§ **Stated goal**
Please give the data below again in full, exactly as it stands.

=======

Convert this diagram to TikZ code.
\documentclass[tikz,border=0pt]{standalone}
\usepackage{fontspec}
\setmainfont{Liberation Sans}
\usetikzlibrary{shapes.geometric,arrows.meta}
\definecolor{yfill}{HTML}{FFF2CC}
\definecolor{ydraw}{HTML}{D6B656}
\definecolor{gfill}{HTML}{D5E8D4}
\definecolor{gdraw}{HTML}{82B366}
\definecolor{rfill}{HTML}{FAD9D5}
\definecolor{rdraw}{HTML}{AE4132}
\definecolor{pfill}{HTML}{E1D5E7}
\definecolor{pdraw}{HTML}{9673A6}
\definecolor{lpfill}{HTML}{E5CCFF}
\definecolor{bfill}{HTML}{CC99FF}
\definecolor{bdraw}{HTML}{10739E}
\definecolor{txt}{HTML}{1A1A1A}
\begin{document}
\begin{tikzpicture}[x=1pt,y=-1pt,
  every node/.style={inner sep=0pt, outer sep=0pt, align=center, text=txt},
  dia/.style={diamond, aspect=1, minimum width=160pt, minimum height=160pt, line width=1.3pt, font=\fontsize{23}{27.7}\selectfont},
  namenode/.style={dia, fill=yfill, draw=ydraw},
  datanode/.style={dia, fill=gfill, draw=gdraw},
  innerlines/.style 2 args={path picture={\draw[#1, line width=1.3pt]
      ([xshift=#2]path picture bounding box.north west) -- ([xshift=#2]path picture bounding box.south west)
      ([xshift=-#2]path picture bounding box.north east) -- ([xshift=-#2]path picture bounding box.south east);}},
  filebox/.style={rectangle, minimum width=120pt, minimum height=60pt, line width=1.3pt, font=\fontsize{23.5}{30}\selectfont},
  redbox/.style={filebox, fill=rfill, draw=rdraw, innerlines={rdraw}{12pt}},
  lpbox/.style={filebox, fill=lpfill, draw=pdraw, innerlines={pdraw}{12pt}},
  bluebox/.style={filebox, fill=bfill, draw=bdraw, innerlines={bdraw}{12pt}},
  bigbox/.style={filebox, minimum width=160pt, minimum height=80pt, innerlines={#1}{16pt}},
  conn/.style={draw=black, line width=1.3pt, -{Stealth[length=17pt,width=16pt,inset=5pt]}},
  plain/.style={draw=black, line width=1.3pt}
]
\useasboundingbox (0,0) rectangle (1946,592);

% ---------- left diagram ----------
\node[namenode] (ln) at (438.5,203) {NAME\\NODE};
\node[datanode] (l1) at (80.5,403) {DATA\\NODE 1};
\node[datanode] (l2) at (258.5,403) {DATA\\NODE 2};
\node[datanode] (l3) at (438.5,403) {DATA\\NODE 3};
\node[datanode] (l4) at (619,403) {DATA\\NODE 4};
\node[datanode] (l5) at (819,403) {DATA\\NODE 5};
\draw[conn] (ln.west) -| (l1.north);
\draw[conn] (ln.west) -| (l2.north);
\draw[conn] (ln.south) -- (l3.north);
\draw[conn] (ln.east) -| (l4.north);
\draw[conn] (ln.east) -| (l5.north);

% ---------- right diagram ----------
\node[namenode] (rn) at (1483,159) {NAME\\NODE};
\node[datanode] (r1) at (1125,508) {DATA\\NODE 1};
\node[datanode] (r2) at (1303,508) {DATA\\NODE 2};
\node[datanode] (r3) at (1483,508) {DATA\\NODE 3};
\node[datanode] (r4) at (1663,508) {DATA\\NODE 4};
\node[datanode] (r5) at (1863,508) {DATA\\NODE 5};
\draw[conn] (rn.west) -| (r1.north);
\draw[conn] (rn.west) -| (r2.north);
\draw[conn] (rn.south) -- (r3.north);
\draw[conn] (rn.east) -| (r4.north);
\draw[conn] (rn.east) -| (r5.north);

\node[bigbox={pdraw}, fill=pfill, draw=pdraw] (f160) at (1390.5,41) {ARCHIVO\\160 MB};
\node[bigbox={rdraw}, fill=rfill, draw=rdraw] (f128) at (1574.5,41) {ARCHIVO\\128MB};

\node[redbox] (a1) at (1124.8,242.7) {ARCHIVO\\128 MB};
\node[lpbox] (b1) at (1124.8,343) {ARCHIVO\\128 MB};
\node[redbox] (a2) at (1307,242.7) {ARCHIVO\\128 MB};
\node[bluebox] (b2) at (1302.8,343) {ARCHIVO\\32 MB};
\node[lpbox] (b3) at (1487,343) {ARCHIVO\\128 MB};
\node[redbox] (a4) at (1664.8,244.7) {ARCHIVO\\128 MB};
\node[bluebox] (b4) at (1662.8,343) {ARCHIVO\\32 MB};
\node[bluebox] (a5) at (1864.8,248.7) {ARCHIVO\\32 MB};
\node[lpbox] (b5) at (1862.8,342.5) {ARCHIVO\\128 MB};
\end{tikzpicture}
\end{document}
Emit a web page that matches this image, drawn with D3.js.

=======

§ **Written solution**
Convert this diagram to TikZ code.
\documentclass[tikz,border=0pt]{standalone}
\usepackage{fontspec}
\setmainfont{Liberation Sans}
\usetikzlibrary{shapes.geometric,arrows.meta}
\definecolor{yfill}{HTML}{FFF2CC}
\definecolor{ydraw}{HTML}{D6B656}
\definecolor{gfill}{HTML}{D5E8D4}
\definecolor{gdraw}{HTML}{82B366}
\definecolor{rfill}{HTML}{FAD9D5}
\definecolor{rdraw}{HTML}{AE4132}
\definecolor{pfill}{HTML}{E1D5E7}
\definecolor{pdraw}{HTML}{9673A6}
\definecolor{lpfill}{HTML}{E5CCFF}
\definecolor{bfill}{HTML}{CC99FF}
\definecolor{bdraw}{HTML}{10739E}
\definecolor{txt}{HTML}{1A1A1A}
\begin{document}
\begin{tikzpicture}[x=1pt,y=-1pt,
  every node/.style={inner sep=0pt, outer sep=0pt, align=center, text=txt},
  dia/.style={diamond, aspect=1, minimum width=160pt, minimum height=160pt, line width=1.3pt, font=\fontsize{23}{27.7}\selectfont},
  namenode/.style={dia, fill=yfill, draw=ydraw},
  datanode/.style={dia, fill=gfill, draw=gdraw},
  innerlines/.style 2 args={path picture={\draw[#1, line width=1.3pt]
      ([xshift=#2]path picture bounding box.north west) -- ([xshift=#2]path picture bounding box.south west)
      ([xshift=-#2]path picture bounding box.north east) -- ([xshift=-#2]path picture bounding box.south east);}},
  filebox/.style={rectangle, minimum width=120pt, minimum height=60pt, line width=1.3pt, font=\fontsize{23.5}{30}\selectfont},
  redbox/.style={filebox, fill=rfill, draw=rdraw, innerlines={rdraw}{12pt}},
  lpbox/.style={filebox, fill=lpfill, draw=pdraw, innerlines={pdraw}{12pt}},
  bluebox/.style={filebox, fill=bfill, draw=bdraw, innerlines={bdraw}{12pt}},
  bigbox/.style={filebox, minimum width=160pt, minimum height=80pt, innerlines={#1}{16pt}},
  conn/.style={draw=black, line width=1.3pt, -{Stealth[length=17pt,width=16pt,inset=5pt]}},
  plain/.style={draw=black, line width=1.3pt}
]
\useasboundingbox (0,0) rectangle (1946,592);

% ---------- left diagram ----------
\node[namenode] (ln) at (438.5,203) {NAME\\NODE};
\node[datanode] (l1) at (80.5,403) {DATA\\NODE 1};
\node[datanode] (l2) at (258.5,403) {DATA\\NODE 2};
\node[datanode] (l3) at (438.5,403) {DATA\\NODE 3};
\node[datanode] (l4) at (619,403) {DATA\\NODE 4};
\node[datanode] (l5) at (819,403) {DATA\\NODE 5};
\draw[conn] (ln.west) -| (l1.north);
\draw[conn] (ln.west) -| (l2.north);
\draw[conn] (ln.south) -- (l3.north);
\draw[conn] (ln.east) -| (l4.north);
\draw[conn] (ln.east) -| (l5.north);

% ---------- right diagram ----------
\node[namenode] (rn) at (1483,159) {NAME\\NODE};
\node[datanode] (r1) at (1125,508) {DATA\\NODE 1};
\node[datanode] (r2) at (1303,508) {DATA\\NODE 2};
\node[datanode] (r3) at (1483,508) {DATA\\NODE 3};
\node[datanode] (r4) at (1663,508) {DATA\\NODE 4};
\node[datanode] (r5) at (1863,508) {DATA\\NODE 5};
\draw[conn] (rn.west) -| (r1.north);
\draw[conn] (rn.west) -| (r2.north);
\draw[conn] (rn.south) -- (r3.north);
\draw[conn] (rn.east) -| (r4.north);
\draw[conn] (rn.east) -| (r5.north);

\node[bigbox={pdraw}, fill=pfill, draw=pdraw] (f160) at (1390.5,41) {ARCHIVO\\160 MB};
\node[bigbox={rdraw}, fill=rfill, draw=rdraw] (f128) at (1574.5,41) {ARCHIVO\\128MB};

\node[redbox] (a1) at (1124.8,242.7) {ARCHIVO\\128 MB};
\node[lpbox] (b1) at (1124.8,343) {ARCHIVO\\128 MB};
\node[redbox] (a2) at (1307,242.7) {ARCHIVO\\128 MB};
\node[bluebox] (b2) at (1302.8,343) {ARCHIVO\\32 MB};
\node[lpbox] (b3) at (1487,343) {ARCHIVO\\128 MB};
\node[redbox] (a4) at (1664.8,244.7) {ARCHIVO\\128 MB};
\node[bluebox] (b4) at (1662.8,343) {ARCHIVO\\32 MB};
\node[bluebox] (a5) at (1864.8,248.7) {ARCHIVO\\32 MB};
\node[lpbox] (b5) at (1862.8,342.5) {ARCHIVO\\128 MB};
\end{tikzpicture}
\end{document}
Emit a web page that matches this image, drawn with D3.js.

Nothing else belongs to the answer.